New Trends in Latin American Constitutionalism
April 11 & 12, 2013
Eck Hall of Law
In Latin America, constitutional change happens frequently in order to meet the demands for the effective protection of human rights, and the consolidation of democracy and the rule of law. Nevertheless, opposing doctrines provide opposing answers to the main questions related to these general topics. This conference was designed to create the space for prominent scholars with divergent philosophical viewpoints to engage in creative dialogue around the pressing issues of Latin American constitutional structure.
The event was organized by the J.S.D. students in International Human Rights Law at the Notre Dame Law School, with the strong support of the Center for Civil and Human Rights, and the co-sponsorship of the Kellogg Institute and the Notre Dame Law School Program on Constitutional Structure.
Video of the opening session can be seen here.
Panel One: The Protection of the Individual Within the Context of a Community
The first panel will analyze the protection of indigenous peoples and minorities in constitutional law. The panelists will discuss the legitimacy of granting special protection to members of specific social groups.
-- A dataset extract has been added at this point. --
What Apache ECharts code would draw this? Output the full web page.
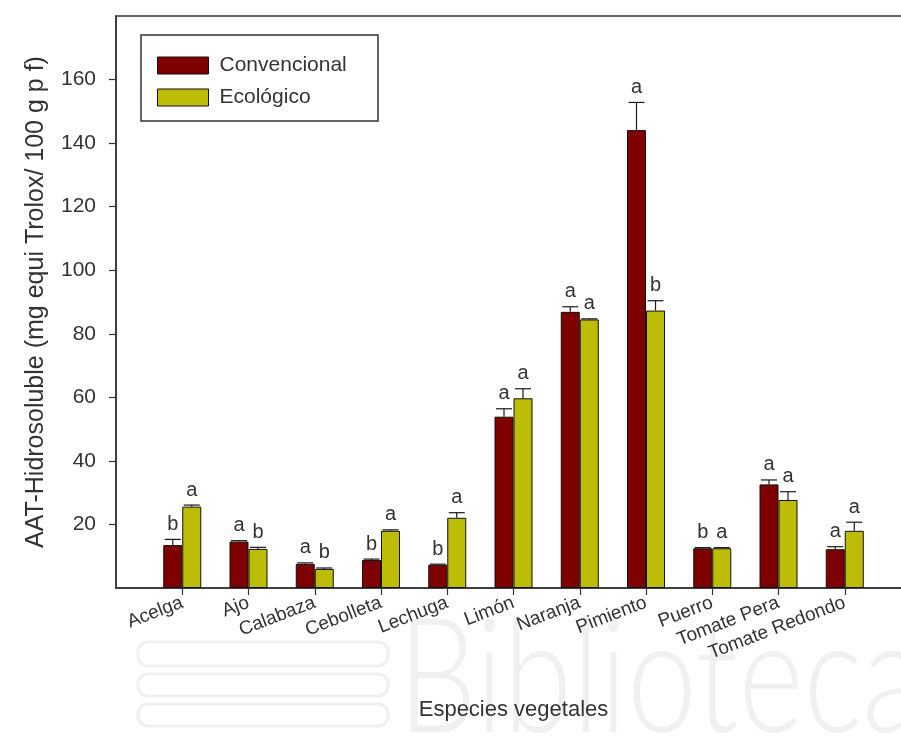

At a foundational level, the discussion will be focused on the possibility and feasibility of affirming the protection of communities within the current individualistic human rights discourse.
Panel Two: Equality: Exploring Indirect Discrimination
The second panel will analyze the content and reach of equality clauses. The panelists will discuss the role that the law and the state should play regarding the protection of individuals and groups against discrimination. At a foundational level, the panel will analyze whether equality clauses should only include protection against non-arbitrary discrimination, or whether it should also require the state to act positively in favor of marginalized groups.
Panel Three: Legal Pluralism in Human Rights
The third panel will analyze the notion of legal pluralism – the coexistence of different legal systems within one state. The panelists will explore how the constitutional recognition of indigenous law and the openness towards the incorporation of international law at a domestic level are leading to the creation of pluralistic legal systems. The panel will discuss the reasons for legal pluralist systems to exist and the reasons to require margins of discretion in order to be operational.